Miniman Miniman - 16 days ago 5
Java Question

Most efficient way to determine if a row EXISTS and INSERT into MySQL using java JDBC

I'm looking at trying to query a table in a MySQL database (I have the primary key, which is comprised of two categories, a name and a number but string comparison), such that this table could have anywhere from very few rows to upwards of hundreds of millions. Now, for efficiency, I'm not exactly sure how costly it is to actually do an

INSERT
query but I have a few options as to go about it:


  1. I could query the database to see if the element
    EXISTS
    and then call an
    INSERT
    query if it doesn't.

  2. I could try to brute force
    INSERT
    into the database and if it succeeds or fails, so be it.

  3. I could initially on program execution, create a cache/store, grab the primary key columns and store them in a
    Map<String, List<Integer>>
    and then search the key for if the name exists, then if it does, does the key and value combination in the
    List<Integer>
    exists, if it doesn't, then
    INSERT
    query the database.

  4. ?



Option one really isn't on the table for what I would really implement, just on the list of possible choices. Option two would most likely average better for unique occurrences such that it isn't in the table already. Option three would favour if common occurrences are the case such that a lot are in the cache.

Bearing in mind that option chosen will be iterated over potentially millions of times. Memory usage aside (From option 3), from my calculations it's nothing significant in respect to the capacity available.

Answer

Let the database do the work.

You should do the second method. If you don't want to get a failure, you can use on duplicate key update:

insert into t(pk1, pk2, . . . )
    values ( . . . )
    on duplicate key update set pk1 = values(pk1);

The only purpose of on duplicate key update is to do nothing useful but not return an error.
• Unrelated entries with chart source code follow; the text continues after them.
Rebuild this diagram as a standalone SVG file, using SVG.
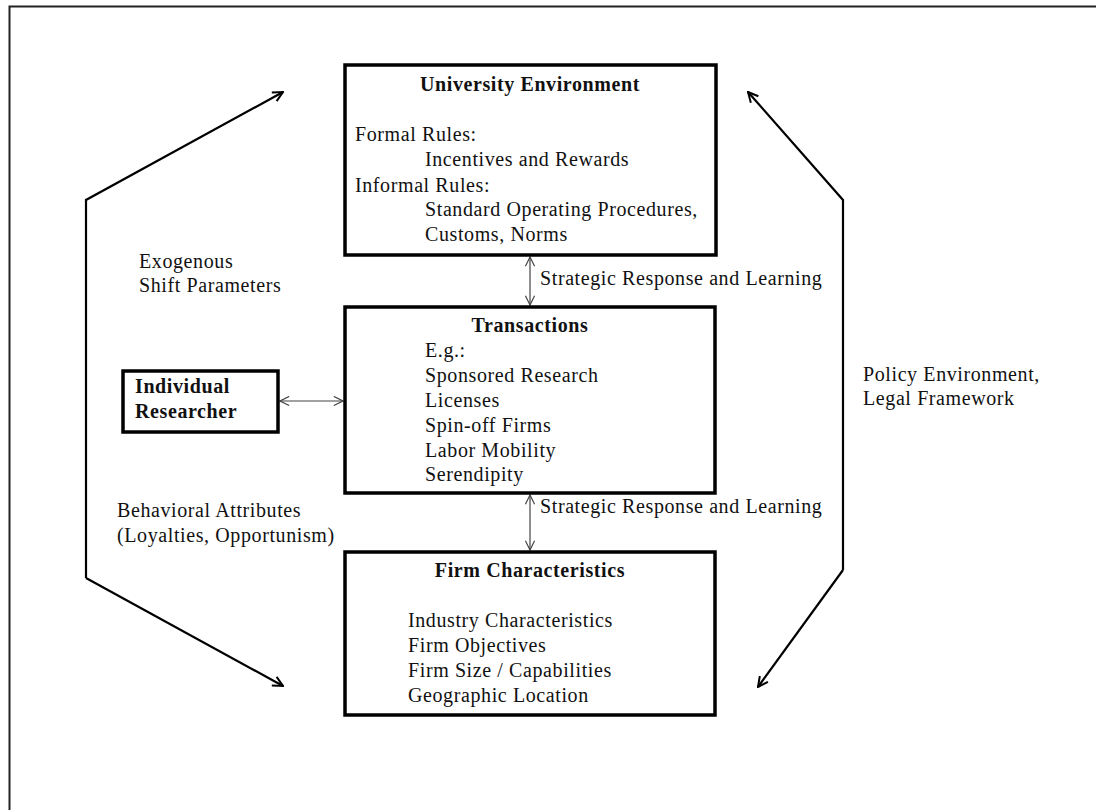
<svg xmlns="http://www.w3.org/2000/svg" width="1096" height="810" viewBox="0 0 1096 810">
<style>
text { font-family: "Liberation Serif", "Times New Roman", serif; font-size: 20px; fill: #111; letter-spacing: 0.6px; }
.b { font-weight: bold; }
.box { fill: #fff; stroke: #000; stroke-width: 3.5; }
.big { fill: none; stroke: #000; stroke-width: 2.2; stroke-linejoin: miter; }
.thin { fill: none; stroke: #444; stroke-width: 1.2; }
</style>
<defs>
<marker id="ah" viewBox="0 0 12 12" refX="11" refY="6" markerWidth="12" markerHeight="12" markerUnits="userSpaceOnUse" orient="auto-start-reverse">
<path d="M1,1 L11,6 L1,11" fill="none" stroke="#000" stroke-width="2"/>
</marker>
<marker id="as" viewBox="0 0 12 12" refX="11" refY="6" markerWidth="11" markerHeight="11" markerUnits="userSpaceOnUse" orient="auto-start-reverse">
<path d="M1,1 L11,6 L1,11" fill="none" stroke="#444" stroke-width="1.3"/>
</marker>
</defs>
<rect x="0" y="0" width="1096" height="810" fill="#fff"/>
<rect x="9.5" y="6.5" width="1100" height="820" fill="none" stroke="#222" stroke-width="2"/>

<g id="connectors">
<polyline class="big" points="86,578 86,200 283,92" marker-end="url(#ah)"/>
<line class="big" x1="86" y1="578" x2="283" y2="686" marker-end="url(#ah)"/>
<polyline class="big" points="843,570 843,200 748,92" marker-end="url(#ah)"/>
<line class="big" x1="843" y1="570" x2="758" y2="687" marker-end="url(#ah)"/>
<line class="thin" x1="530" y1="257" x2="530" y2="305" marker-start="url(#as)" marker-end="url(#as)"/>
<line class="thin" x1="530" y1="495" x2="530" y2="550" marker-start="url(#as)" marker-end="url(#as)"/>
<line class="thin" x1="280" y1="401" x2="343" y2="401" marker-start="url(#as)" marker-end="url(#as)"/>
<text x="540" y="285">Strategic Response and Learning</text>
<text x="540" y="513">Strategic Response and Learning</text>
</g>

<g id="labels">
<text x="139" y="268">Exogenous</text>
<text x="139" y="292">Shift Parameters</text>
<text x="117" y="517">Behavioral Attributes</text>
<text x="117" y="542">(Loyalties, Opportunism)</text>
<text x="863" y="381">Policy Environment,</text>
<text x="863" y="405">Legal Framework</text>
</g>

<g id="university">
<rect class="box" x="345" y="65" width="371" height="190"/>
<text class="b" x="530" y="91" text-anchor="middle">University Environment</text>
<text x="355" y="141">Formal Rules:</text>
<text x="425" y="166">Incentives and Rewards</text>
<text x="355" y="192">Informal Rules:</text>
<text x="425" y="216">Standard Operating Procedures,</text>
<text x="425" y="241">Customs, Norms</text>
</g>

<g id="transactions">
<rect class="box" x="345" y="307" width="370" height="186"/>
<text class="b" x="530" y="332" text-anchor="middle">Transactions</text>
<text x="425" y="357">E.g.:</text>
<text x="425" y="382">Sponsored Research</text>
<text x="425" y="407">Licenses</text>
<text x="425" y="432">Spin-off Firms</text>
<text x="425" y="457">Labor Mobility</text>
<text x="425" y="481">Serendipity</text>
</g>

<g id="researcher">
<rect class="box" x="123" y="371" width="155" height="61"/>
<text class="b" x="135" y="393">Individual</text>
<text class="b" x="135" y="418">Researcher</text>
</g>

<g id="firm">
<rect class="box" x="345" y="552" width="370" height="163"/>
<text class="b" x="530" y="577" text-anchor="middle">Firm Characteristics</text>
<text x="408" y="627">Industry Characteristics</text>
<text x="408" y="652">Firm Objectives</text>
<text x="408" y="677">Firm Size / Capabilities</text>
<text x="408" y="702">Geographic Location</text>
</g>
</svg>
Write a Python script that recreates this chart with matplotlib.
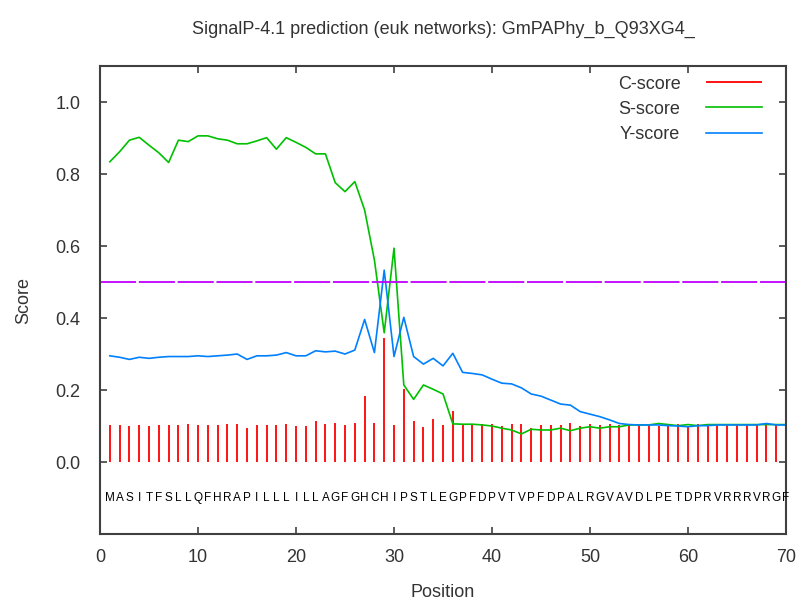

Why is this the best solution? In a database, a primary key (or columns declared unique) have an index structure. This is efficient for the database to use.

Second, this requires only one round-trip to the database.

Third, there are no race conditions, if you have multiple threads or applications that might be attempting to insert the same record(s).

Fourth, the method with on duplicate key update will work for inserting multiple rows at once. (Without on duplicate key insert, then a multi-value statement would fail if a single row is duplicated.) Combining multiple inserts into a single statement can be another big efficiency.

Your second option is really the right way to go.